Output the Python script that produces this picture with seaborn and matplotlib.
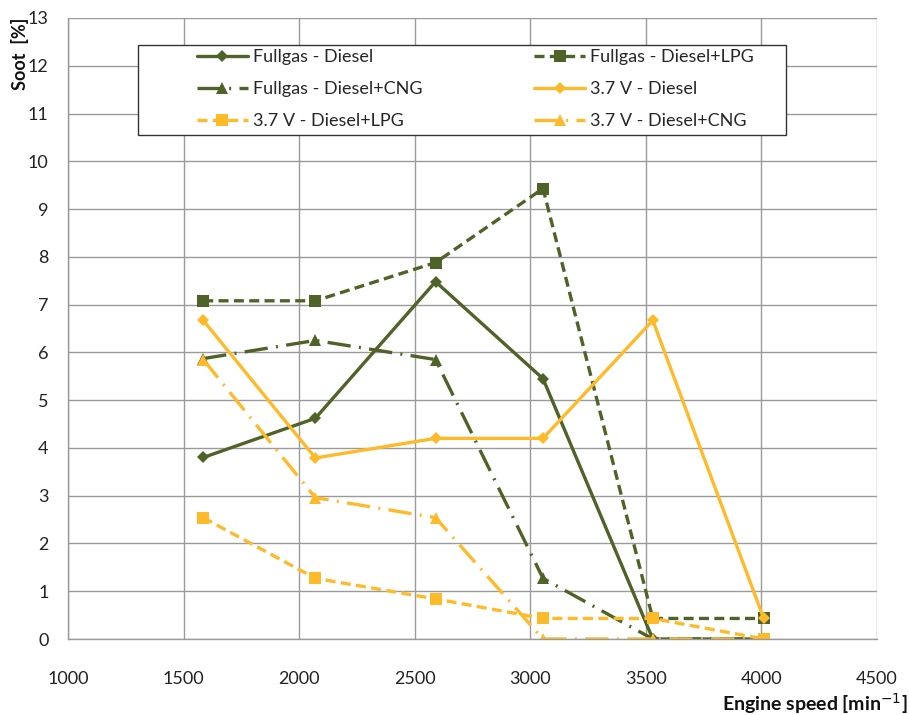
import matplotlib
matplotlib.use("Agg")
import matplotlib.pyplot as plt
import matplotlib.patches as mpatches
import seaborn as sns
import pandas as pd

sns.set_theme(style="white")
plt.rcParams['font.family'] = ['Lato', 'DejaVu Sans']

speed = [1585, 2070, 2590, 3055, 3530, 4010]
fullgas_diesel = [3.8, 4.62, 7.48, 5.45, 0.0, 0.0]
fullgas_lpg = [7.08, 7.08, 7.88, 9.43, 0.43, 0.43]
fullgas_cng = [5.87, 6.25, 5.85, 1.27, 0.0, 0.0]
v37_diesel = [6.67, 3.79, 4.2, 4.2, 6.67, 0.43]
v37_lpg = [2.54, 1.27, 0.84, 0.43, 0.43, 0.0]
v37_cng = [5.85, 2.96, 2.54, 0.0, 0.0, 0.0]

labels = ["Fullgas - Diesel", "Fullgas - Diesel+LPG", "Fullgas - Diesel+CNG",
          "3.7 V - Diesel", "3.7 V - Diesel+LPG", "3.7 V - Diesel+CNG"]
series = [fullgas_diesel, fullgas_lpg, fullgas_cng, v37_diesel, v37_lpg, v37_cng]

GREEN = "#4F6228"
YELLOW = "#FFBA2A"
colors = [GREEN, GREEN, GREEN, YELLOW, YELLOW, YELLOW]
markers = ["D", "s", "^", "D", "s", "^"]
msizes = [6, 9, 9, 6, 9, 9]
dashed = (0, (3, 1.6))
dashdot = (0, (7, 2.5, 0.6, 2.5))
dashes = ["-", dashed, dashdot, "-", dashed, dashdot]

fig = plt.figure(figsize=(9.09, 7.15), dpi=100)
ax = fig.add_axes([68 / 909, 1 - 639 / 715, (877 - 68) / 909, (639 - 18) / 715])

handles = {}
for lab, vals, c, m, ms, ls in zip(labels, series, colors, markers, msizes, dashes):
    df = pd.DataFrame({"speed": speed, "soot": vals})
    sns.lineplot(data=df, x="speed", y="soot", ax=ax, color=c, marker=m,
                 markersize=ms, markeredgewidth=0, linewidth=2.4,
                 linestyle=ls, label=lab, legend=False)
    handles[lab] = ax.lines[-1]

ax.set_xlim(1000, 4500)
ax.set_ylim(0, 13)
ax.set_xticks(range(1000, 4501, 500))
ax.set_yticks(range(0, 14, 1))
ax.grid(True, color="#9a9a9a", linewidth=1.0)
for s in ["top", "right"]:
    ax.spines[s].set_visible(False)
for s in ["left", "bottom"]:
    ax.spines[s].set_color("#9a9a9a")
    ax.spines[s].set_linewidth(1.0)
ax.tick_params(axis="both", length=0, labelsize=13, colors="#222222")
ax.tick_params(axis="x", pad=23)
ax.tick_params(axis="y", pad=14)
ax.set_xlabel("")
ax.set_ylabel("")

fig.text(0.022, 0.975, "Soot  [%]", rotation=90, ha="center", va="top",
         fontsize=13, fontweight="bold", color="#111111")
fig.text(0.998, 1 - 704 / 715, "Engine speed [min$^{-1}$]", ha="right", va="center",
         fontsize=14, fontweight="bold", color="#111111")

# legend box
box = mpatches.Rectangle((138 / 909, 1 - 135 / 715), 648 / 909, 90 / 715,
                         transform=fig.transFigure, facecolor="white",
                         edgecolor="#333333", linewidth=1.0, zorder=9, clip_on=False)
ax.add_patch(box)

order = ["Fullgas - Diesel", "Fullgas - Diesel+CNG", "3.7 V - Diesel+LPG",
         "Fullgas - Diesel+LPG", "3.7 V - Diesel", "3.7 V - Diesel+CNG"]
leg = ax.legend([handles[k] for k in order], order, ncol=2,
                loc="upper left", bbox_to_anchor=(197 / 909, 1 - 49 / 715),
                bbox_transform=fig.transFigure, frameon=False,
                fontsize=13, handlelength=2.8,
                columnspacing=6.2, borderpad=0, labelspacing=0.9,
                handletextpad=0.3, borderaxespad=0)
leg.set_zorder(10)

fig.savefig("out.png", dpi=100)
__________________________________________________
**What is required**
Find how many lines of the material carry the string "matplotlib". Only the number should be in the answer.

**Task result**
5